Over a bit of wine the other night with the National Geographic team that I’ve joined here in Ikaria (that’s where I’m based just now…more on this phenomenal place later), we were talking about the best way to arrive at happiness.
I said I don’t dig happiness, at least not the way it’s fluffed up in our culture. If it’s a byproduct of moving towards what really matters to me, then it’s a boon. But having happiness as my prime pursuit, the carrot that dangles, seems selfish and just doesn’t gel with what I believe I’m here for. I’m also not great at happiness. I get sad. To have as your prime pursuit something that you’re just not good at…well, that’s unwise. I’m pragmatic like that.
So, instead, I seek meaning. I want my life to be meaningful. I chose this a while back. Yep, pragmatic.
I’m sure happy is fun. But “rich” and “deep” light up my fire so much more. When I get close to meaning, when it tickles past me, when I touch it gingerly, when I connect with life via a dark night alone on a tiled floor with my fear, or on a mountain in searing heat with cicadas filling the gaps, or when an old lady touches my arm with tears in her eyes to tell me something in a language I don’t understand….oh, the joy, the fullness, the incredible, indescribable… prick of lifeness!
While I was hiking through Andalucia I read Austrian psychiatrist Victor Frankl’s Man’s Search for Meaning. He wrote it in just nine days after being released from a concentration camp and it outlines what he thought about for the three years he was imprisoned – the importance of finding meaning.
There are three ways to glean meaning:
1. from work. contributing to life. being useful and having a legacy.
2. from experiencing. from engaging with ideas, art, nature and people.
3. and from rising above suffering.
He noticed that that the prisoners who survived had this in common: they nourished their inner life. In fact, he noted, the more sensitive people in the camps – those you’d expect to crumble – survived better. When things got tough they didn’t get sucked in by the circumstances, they rose above the suffering. They were able to dig deep into their inner life, into their sense of meaning (for it does differ between all of us). And at the darkest point of suffering, they dug deeper and found more… Their meaning, their carrot, became the rising above suffering.
Things get dark and we’re challenged and we can go either way. We can ricochet off into the outside world and try to find a solution…perhaps it’s happiness? Something else? Something to fix things. Dependent things.
Or we can go in deep. As we do, we build resilience and independence, of course (and this helps). But we also find beauty. Big, real, sumptious beauty. Just in this process of digging deep. In rising above suffering.

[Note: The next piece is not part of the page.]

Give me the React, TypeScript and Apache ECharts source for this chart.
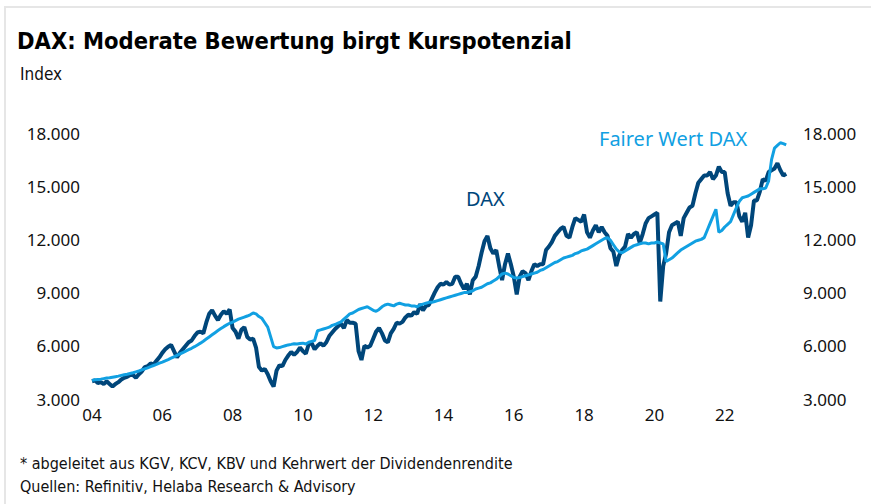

We can choose our own way.
This freedom, it’s ours. Truly ours. And the more suffering, sometimes, the more freedom we are able to explore. I believe this to be so, so, so true.
I’ll finish with this quote from the book:
Ultimately, man should not ask what the meaning of his life is, but rather he must recognize that it is he who is asked.
And this one, too.
When we are no longer able to change a situation – we are challenged to change ourselves.